» **DATASET EXCERPT**:
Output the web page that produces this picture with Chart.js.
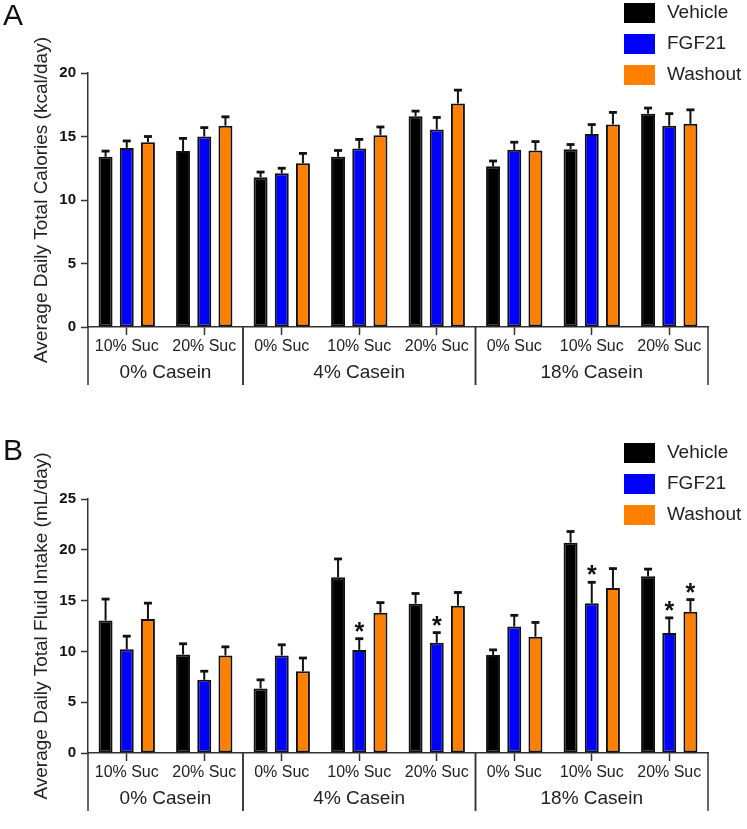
<!DOCTYPE html>
<html lang="en">
<head>
<meta charset="UTF-8">
<title>Calories and fluid intake</title>
<script src="https://cdn.jsdelivr.net/npm/chart.js@4.4.1/dist/chart.umd.min.js"></script>
<style>
  body { margin: 0; background: #fff; }
  canvas { display: block; }
</style>
</head>
<body>
<canvas id="chartA" width="747" height="400"></canvas>
<canvas id="chartB" width="747" height="429"></canvas>

<script>
// x axis: sucrose level inside each casein group
const sucrose = ['10% Suc', '20% Suc', '0% Suc', '10% Suc', '20% Suc', '0% Suc', '10% Suc', '20% Suc'];
const casein = ['0% Casein', '4% Casein', '18% Casein'];
const caseinCount = [2, 3, 3];

const seriesNames = ['Vehicle', 'FGF21', 'Washout'];
const seriesColors = ['#000000', '#0000ff', '#ff8000'];

// A - total calories (kcal/day), mean and SEM
const vehicleA = [13.4, 13.85, 11.8, 13.4, 16.6, 12.65, 14.0, 16.8];
const vehicleAErr = [0.45, 1.0, 0.4, 0.5, 0.4, 0.42, 0.37, 0.44];
const fgf21A = [14.1, 15.0, 12.1, 14.05, 15.55, 13.95, 15.2, 15.85];
const fgf21AErr = [0.55, 0.7, 0.4, 0.72, 0.95, 0.6, 0.74, 0.95];
const washoutA = [14.55, 15.85, 12.9, 15.1, 17.6, 13.9, 15.95, 16.0];
const washoutAErr = [0.45, 0.7, 0.77, 0.65, 1.05, 0.7, 0.95, 1.1];

// B - total fluid intake (mL/day)
const vehicleB = [13.05, 9.7, 6.35, 17.3, 14.7, 9.65, 20.7, 17.4];
const vehicleBErr = [2.1, 1.05, 0.85, 1.8, 1.0, 0.5, 1.1, 0.7];
const fgf21B = [10.2, 7.2, 9.6, 10.15, 10.85, 12.45, 14.75, 11.8];
const fgf21BErr = [1.3, 0.85, 1.05, 1.1, 1.0, 1.1, 2.05, 1.5];
const washoutB = [13.2, 9.6, 8.05, 13.8, 14.5, 11.45, 16.25, 13.9];
const washoutBErr = [1.55, 0.85, 1.3, 1.0, 1.3, 1.4, 1.9, 1.2];

// significance stars (category index)
const fgf21BStars = [3, 4, 6, 7];
const washoutBStars = [7];

Chart.defaults.font.family = "'Liberation Sans', Arial, sans-serif";
Chart.defaults.color = '#222';

// error bars, stars, casein groups, legend and panel letter
const extrasPlugin = {
  id: 'extras',
  afterDatasetsDraw(chart, args, opts) {
    const ctx = chart.ctx;
    const y = chart.scales.y;
    ctx.save();
    ctx.strokeStyle = '#111';
    ctx.fillStyle = '#111';
    chart.data.datasets.forEach((ds, di) => {
      const meta = chart.getDatasetMeta(di);
      meta.data.forEach((bar, i) => {
        const top = y.getPixelForValue(ds.data[i] + ds.errors[i]);
        ctx.lineWidth = 2;
        ctx.beginPath();
        ctx.moveTo(bar.x, bar.y);
        ctx.lineTo(bar.x, top);
        ctx.stroke();
        ctx.lineWidth = 2.8;
        ctx.beginPath();
        ctx.moveTo(bar.x - 4, top);
        ctx.lineTo(bar.x + 4, top);
        ctx.stroke();
        if (ds.stars && ds.stars.includes(i)) {
          ctx.font = "bold 25px 'Liberation Sans', Arial, sans-serif";
          ctx.textAlign = 'center';
          ctx.textBaseline = 'alphabetic';
          ctx.fillText('*', bar.x, top + 1);
        }
      });
    });
    ctx.restore();
  },
  afterDraw(chart, args, opts) {
    const ctx = chart.ctx;
    const x = chart.scales.x;
    const area = chart.chartArea;
    ctx.save();

    // casein group separators and names
    ctx.strokeStyle = '#333';
    ctx.lineWidth = 1.5;
    ctx.fillStyle = '#222';
    ctx.font = "19px 'Liberation Sans', Arial, sans-serif";
    ctx.textAlign = 'center';
    ctx.textBaseline = 'middle';
    let start = 0;
    casein.forEach((name, g) => {
      const end = start + caseinCount[g] - 1;
      const left = start === 0 ? area.left : (x.getPixelForTick(start - 1) + x.getPixelForTick(start)) / 2;
      const right = end === sucrose.length - 1 ? area.right : (x.getPixelForTick(end) + x.getPixelForTick(end + 1)) / 2;
      [left, right].forEach(px => {
        ctx.beginPath();
        ctx.moveTo(px, area.bottom);
        ctx.lineTo(px, area.bottom + 58);
        ctx.stroke();
      });
      ctx.fillText(name, (left + right) / 2, area.bottom + 46);
      start = end + 1;
    });

    // legend
    ctx.textAlign = 'left';
    ctx.font = "19px 'Liberation Sans', Arial, sans-serif";
    chart.data.datasets.forEach((ds, i) => {
      const top = opts.legendTop + i * 31;
      ctx.fillStyle = ds.backgroundColor;
      ctx.fillRect(624, top, 31, 20);
      ctx.fillStyle = '#222';
      ctx.fillText(ds.label, 667, top + 10);
    });

    // panel letter
    ctx.fillStyle = '#111';
    ctx.font = "30px 'Liberation Sans', Arial, sans-serif";
    ctx.fillText(opts.letter, 3, opts.letterY);
    ctx.restore();
  }
};

function makeChart(id, values, errors, stars, yMax, title, top, xHeight, letter, letterY, legendTop) {
  const datasets = seriesNames.map((name, i) => ({
    label: name,
    data: values[i],
    errors: errors[i],
    stars: stars[i],
    backgroundColor: seriesColors[i],
    borderColor: '#111',
    borderWidth: 2,
    borderSkipped: false,
    categoryPercentage: 0.82,
    barPercentage: 0.66
  }));

  return new Chart(document.getElementById(id), {
    type: 'bar',
    data: { labels: sucrose, datasets: datasets },
    plugins: [extrasPlugin],
    options: {
      responsive: false,
      animation: false,
      devicePixelRatio: 1,
      layout: { padding: { top: top, right: 39, left: 0, bottom: 0 } },
      plugins: {
        legend: { display: false },
        tooltip: { enabled: false },
        extras: { letter: letter, letterY: letterY, legendTop: legendTop }
      },
      scales: {
        x: {
          afterFit(scale) { scale.height = xHeight; },
          grid: { drawOnChartArea: false, offset: false, tickLength: 8, tickColor: '#333', tickWidth: 1.5 },
          border: { color: '#333', width: 1.5 },
          ticks: { autoSkip: false, maxRotation: 0, padding: 2, color: '#222', font: { size: 16 } }
        },
        y: {
          min: 0,
          max: yMax,
          afterFit(scale) { scale.width = 88; },
          grid: { drawOnChartArea: false, tickLength: 7, tickColor: '#333', tickWidth: 1.5 },
          border: { color: '#333', width: 1.5 },
          ticks: { stepSize: 5, padding: 5, color: '#111', font: { size: 15, weight: 'bold' } },
          title: { display: true, text: title, color: '#222', font: { size: 19 }, padding: { top: 30 } }
        }
      }
    }
  });
}

makeChart('chartA',
  [vehicleA, fgf21A, washoutA],
  [vehicleAErr, fgf21AErr, washoutAErr],
  [[], [], []],
  20, 'Average Daily Total Calories (kcal/day)', 73, 73, 'A', 17, 3);

makeChart('chartB',
  [vehicleB, fgf21B, washoutB],
  [vehicleBErr, fgf21BErr, washoutBErr],
  [[], fgf21BStars, washoutBStars],
  25, 'Average Daily Total Fluid Intake (mL/day)', 99, 76, 'B', 52, 43);
</script>
</body>
</html>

» **TASK PROMPT**:
Write out every line above exactly as it is, leaving out the pictures.

» **REPLY**:
Output the web page that produces this picture with Chart.js.
<!DOCTYPE html>
<html lang="en">
<head>
<meta charset="UTF-8">
<title>Calories and fluid intake</title>
<script src="https://cdn.jsdelivr.net/npm/chart.js@4.4.1/dist/chart.umd.min.js"></script>
<style>
  body { margin: 0; background: #fff; }
  canvas { display: block; }
</style>
</head>
<body>
<canvas id="chartA" width="747" height="400"></canvas>
<canvas id="chartB" width="747" height="429"></canvas>

<script>
// x axis: sucrose level inside each casein group
const sucrose = ['10% Suc', '20% Suc', '0% Suc', '10% Suc', '20% Suc', '0% Suc', '10% Suc', '20% Suc'];
const casein = ['0% Casein', '4% Casein', '18% Casein'];
const caseinCount = [2, 3, 3];

const seriesNames = ['Vehicle', 'FGF21', 'Washout'];
const seriesColors = ['#000000', '#0000ff', '#ff8000'];

// A - total calories (kcal/day), mean and SEM
const vehicleA = [13.4, 13.85, 11.8, 13.4, 16.6, 12.65, 14.0, 16.8];
const vehicleAErr = [0.45, 1.0, 0.4, 0.5, 0.4, 0.42, 0.37, 0.44];
const fgf21A = [14.1, 15.0, 12.1, 14.05, 15.55, 13.95, 15.2, 15.85];
const fgf21AErr = [0.55, 0.7, 0.4, 0.72, 0.95, 0.6, 0.74, 0.95];
const washoutA = [14.55, 15.85, 12.9, 15.1, 17.6, 13.9, 15.95, 16.0];
const washoutAErr = [0.45, 0.7, 0.77, 0.65, 1.05, 0.7, 0.95, 1.1];

// B - total fluid intake (mL/day)
const vehicleB = [13.05, 9.7, 6.35, 17.3, 14.7, 9.65, 20.7, 17.4];
const vehicleBErr = [2.1, 1.05, 0.85, 1.8, 1.0, 0.5, 1.1, 0.7];
const fgf21B = [10.2, 7.2, 9.6, 10.15, 10.85, 12.45, 14.75, 11.8];
const fgf21BErr = [1.3, 0.85, 1.05, 1.1, 1.0, 1.1, 2.05, 1.5];
const washoutB = [13.2, 9.6, 8.05, 13.8, 14.5, 11.45, 16.25, 13.9];
const washoutBErr = [1.55, 0.85, 1.3, 1.0, 1.3, 1.4, 1.9, 1.2];

// significance stars (category index)
const fgf21BStars = [3, 4, 6, 7];
const washoutBStars = [7];

Chart.defaults.font.family = "'Liberation Sans', Arial, sans-serif";
Chart.defaults.color = '#222';

// error bars, stars, casein groups, legend and panel letter
const extrasPlugin = {
  id: 'extras',
  afterDatasetsDraw(chart, args, opts) {
    const ctx = chart.ctx;
    const y = chart.scales.y;
    ctx.save();
    ctx.strokeStyle = '#111';
    ctx.fillStyle = '#111';
    chart.data.datasets.forEach((ds, di) => {
      const meta = chart.getDatasetMeta(di);
      meta.data.forEach((bar, i) => {
        const top = y.getPixelForValue(ds.data[i] + ds.errors[i]);
        ctx.lineWidth = 2;
        ctx.beginPath();
        ctx.moveTo(bar.x, bar.y);
        ctx.lineTo(bar.x, top);
        ctx.stroke();
        ctx.lineWidth = 2.8;
        ctx.beginPath();
        ctx.moveTo(bar.x - 4, top);
        ctx.lineTo(bar.x + 4, top);
        ctx.stroke();
        if (ds.stars && ds.stars.includes(i)) {
          ctx.font = "bold 25px 'Liberation Sans', Arial, sans-serif";
          ctx.textAlign = 'center';
          ctx.textBaseline = 'alphabetic';
          ctx.fillText('*', bar.x, top + 1);
        }
      });
    });
    ctx.restore();
  },
  afterDraw(chart, args, opts) {
    const ctx = chart.ctx;
    const x = chart.scales.x;
    const area = chart.chartArea;
    ctx.save();

    // casein group separators and names
    ctx.strokeStyle = '#333';
    ctx.lineWidth = 1.5;
    ctx.fillStyle = '#222';
    ctx.font = "19px 'Liberation Sans', Arial, sans-serif";
    ctx.textAlign = 'center';
    ctx.textBaseline = 'middle';
    let start = 0;
    casein.forEach((name, g) => {
      const end = start + caseinCount[g] - 1;
      const left = start === 0 ? area.left : (x.getPixelForTick(start - 1) + x.getPixelForTick(start)) / 2;
      const right = end === sucrose.length - 1 ? area.right : (x.getPixelForTick(end) + x.getPixelForTick(end + 1)) / 2;
      [left, right].forEach(px => {
        ctx.beginPath();
        ctx.moveTo(px, area.bottom);
        ctx.lineTo(px, area.bottom + 58);
        ctx.stroke();
      });
      ctx.fillText(name, (left + right) / 2, area.bottom + 46);
      start = end + 1;
    });

    // legend
    ctx.textAlign = 'left';
    ctx.font = "19px 'Liberation Sans', Arial, sans-serif";
    chart.data.datasets.forEach((ds, i) => {
      const top = opts.legendTop + i * 31;
      ctx.fillStyle = ds.backgroundColor;
      ctx.fillRect(624, top, 31, 20);
      ctx.fillStyle = '#222';
      ctx.fillText(ds.label, 667, top + 10);
    });

    // panel letter
    ctx.fillStyle = '#111';
    ctx.font = "30px 'Liberation Sans', Arial, sans-serif";
    ctx.fillText(opts.letter, 3, opts.letterY);
    ctx.restore();
  }
};

function makeChart(id, values, errors, stars, yMax, title, top, xHeight, letter, letterY, legendTop) {
  const datasets = seriesNames.map((name, i) => ({
    label: name,
    data: values[i],
    errors: errors[i],
    stars: stars[i],
    backgroundColor: seriesColors[i],
    borderColor: '#111',
    borderWidth: 2,
    borderSkipped: false,
    categoryPercentage: 0.82,
    barPercentage: 0.66
  }));

  return new Chart(document.getElementById(id), {
    type: 'bar',
    data: { labels: sucrose, datasets: datasets },
    plugins: [extrasPlugin],
    options: {
      responsive: false,
      animation: false,
      devicePixelRatio: 1,
      layout: { padding: { top: top, right: 39, left: 0, bottom: 0 } },
      plugins: {
        legend: { display: false },
        tooltip: { enabled: false },
        extras: { letter: letter, letterY: letterY, legendTop: legendTop }
      },
      scales: {
        x: {
          afterFit(scale) { scale.height = xHeight; },
          grid: { drawOnChartArea: false, offset: false, tickLength: 8, tickColor: '#333', tickWidth: 1.5 },
          border: { color: '#333', width: 1.5 },
          ticks: { autoSkip: false, maxRotation: 0, padding: 2, color: '#222', font: { size: 16 } }
        },
        y: {
          min: 0,
          max: yMax,
          afterFit(scale) { scale.width = 88; },
          grid: { drawOnChartArea: false, tickLength: 7, tickColor: '#333', tickWidth: 1.5 },
          border: { color: '#333', width: 1.5 },
          ticks: { stepSize: 5, padding: 5, color: '#111', font: { size: 15, weight: 'bold' } },
          title: { display: true, text: title, color: '#222', font: { size: 19 }, padding: { top: 30 } }
        }
      }
    }
  });
}

makeChart('chartA',
  [vehicleA, fgf21A, washoutA],
  [vehicleAErr, fgf21AErr, washoutAErr],
  [[], [], []],
  20, 'Average Daily Total Calories (kcal/day)', 73, 73, 'A', 17, 3);

makeChart('chartB',
  [vehicleB, fgf21B, washoutB],
  [vehicleBErr, fgf21BErr, washoutBErr],
  [[], fgf21BStars, washoutBStars],
  25, 'Average Daily Total Fluid Intake (mL/day)', 99, 76, 'B', 52, 43);
</script>
</body>
</html>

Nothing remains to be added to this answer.